Thursday, July 26, 2012

Bribery vs Rewards

We've been crazy-busy this summer, so I haven't had a lot of blogging time available, and since none of our summer activities are really homeschool related, I haven't had much to write about anyway.
So instead, I'm going to try to write a couple of "general parenting" posts about topics I seem to have frequent discussions about....this way, I won't have to keep repeating myself, and I can just refer people here ;)
Topic number one, bribery versus rewards. People use these terms interchangeably, but they are NOT the same at all.

Scenario #1
Mom walks into the grocery store with her three year old, who immediately drops to the ground and starts screaming. She's prepared, though! She reaches into her purse and pulls out a lollipop for him! He gets up, stops screaming, and sticks the candy in his mouth.

Scenario #2
Mom walks into the grocery store with her three year old, who immediately drops to the ground and starts screaming. She bends down, reminds him of the rules of the grocery store, and that children who follow all the rules can get a lollipop from the cashier at the check out, and then reminds him of the rules again. He whines and sniffles a little more, but gradually manages to pull himself together and they can continue shopping.

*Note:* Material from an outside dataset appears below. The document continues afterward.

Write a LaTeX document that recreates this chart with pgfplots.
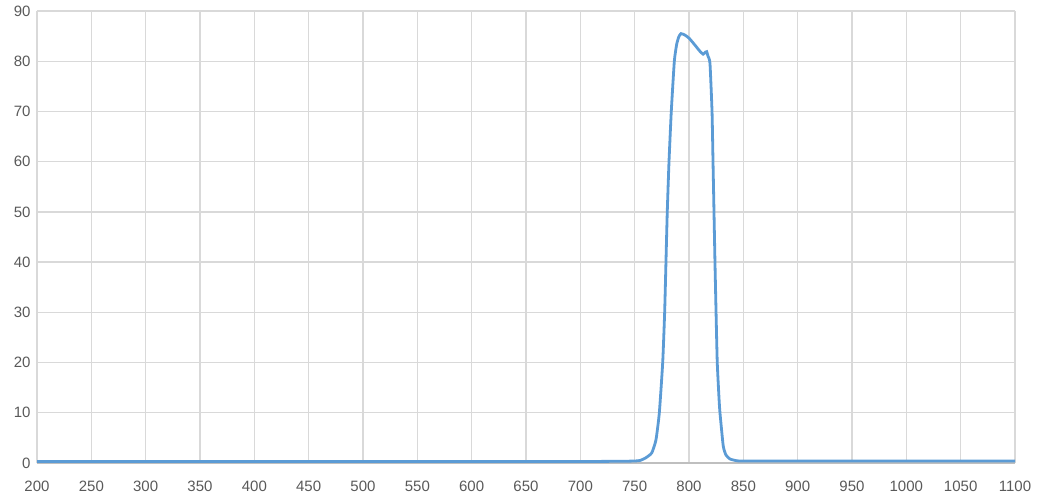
\documentclass[border=0pt]{standalone}
\usepackage{pgfplots}
\pgfplotsset{compat=1.18}
\usepackage{fontspec}
\setmainfont{Liberation Sans}
\definecolor{gridgray}{HTML}{D9D9D9}
\definecolor{axisgray}{HTML}{BFBFBF}
\definecolor{labelgray}{HTML}{595959}
\definecolor{curveblue}{HTML}{5B9BD5}
\begin{document}
\begin{tikzpicture}
\path[use as bounding box] (-37bp,-35bp) rectangle (1001bp,463bp);
\begin{axis}[
	scale only axis,
	width=978bp, height=452bp,
	at={(0,0)}, anchor=south west,
	xmin=200, xmax=1100, ymin=0, ymax=90,
	xtick={200,250,...,1100},
	ytick={0,10,...,90},
	axis x line=bottom, axis y line=left,
	x axis line style={-, draw=axisgray, line width=1.3bp},
	y axis line style={draw=none},
	major tick length=0pt,
	grid=major,
	major grid style={draw=gridgray, line width=1.3bp},
	font=\fontsize{15bp}{18bp}\selectfont,
	tick label style={text=labelgray},
	/pgf/number format/assume math mode=true,
	/pgf/number format/1000 sep={},
	xticklabel style={yshift=-15bp},
	yticklabel style={xshift=-3bp},
	clip=false,
]
\addplot[curveblue, line width=2.8bp, smooth, tension=0.3] coordinates {
	(200,0.3) (400,0.3) (600,0.3) (700,0.3) (740,0.35) (750,0.4)
	(755,0.5) (760,1.0) (765.7,2) (769.6,4.6) (772.7,10) (775.8,20)
	(777.6,30) (778.8,40) (780,50) (781.6,60) (783.7,70) (786.5,80)
	(788.6,83.3) (790.5,84.8) (792.6,85.5) (796.3,85.2) (800,84.6)
	(804,83.6) (807,82.8) (810,82.0) (813,81.4) (815,81.8) (816.3,81.9)
	(817.5,81.0) (819.3,79.6) (821.2,70) (822.1,60) (823,50) (823.9,40)
	(824.9,30) (826,20) (827.6,13) (828.5,10) (831.5,3.4) (834,1.6)
	(837.7,0.8) (843.9,0.45) (850,0.4) (900,0.4) (1000,0.4) (1100,0.4)
};
\end{axis}
\end{tikzpicture}
\end{document}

One of these is bribery, the other is a reward. Can you spot the differences?

Scenario #1 is bribery. The "prize" is given BEFORE the desired behavior occurs, as a way to coerce the child into good behavior. In the short term, yes, it seems like it works, and quickly! And there are situations in every mom's life where she has resorted to bribery, and sometimes it's necessary or even helpful. For example, I've been known to hand out lollipops or stickers or small toys to children who are about to have blood helps distract them from the blood draw, and sometimes that helps. But, we're not doing blood draws every week.
The major problem with bribery is that it's actually inadvertently rewarding a behavior you want to see LESS of, which invariably means that you will actually see MORE of it. What message is Mom #1 sending her child? Basically, if you scream in the store, I will give you candy. So, what does the little cherub learn to do? Well, if there are people around, Mom wants me to be quiet, so she will give me ANYTHING I WANT if I scream and embarrass her in public! Yay! Even if she took the time to explain the rules again, he's not listening...he HAS his candy!

Scenario #2 is a reward. Rewards work long term. It takes longer, but is ultimately more effective, because the child has to actually *do* something in order to get what they want. Therefore, gradually, eventually, they figure out that screaming leads to nothing, and good behavior leads to something they want.

The other benefit to rewards is that it's easier to *stop* giving rewards for good behavior than it is to stop bribing your child to be good. When your child has learned appropriate behavior in the grocery store, for example, you stop getting a treat at the end of every trip, and save them for exceptionally good behavior. You fade out the actual candy and move on to just praising them for how well they did and how proud of them you are. Eventually, they don't need any specific praise for that specific behavior, and it just becomes habit.
On the other hand, if your child starts expecting their lollipop the minute they walk into the store, how do you get rid of that? What happens when you forget it, or you're at the store to buy more lollipops because you used the last one on the last trip? Or it's the wrong COLOR? Well, then you either have to leave, or drag a screaming kid through the store with you. You're pretty much stuck, because they've learned to reward YOU for the behavior of giving them candy. They're rewarding you with their good behavior. And you've done so well for them, since rewards are more likely to become lasting behavior.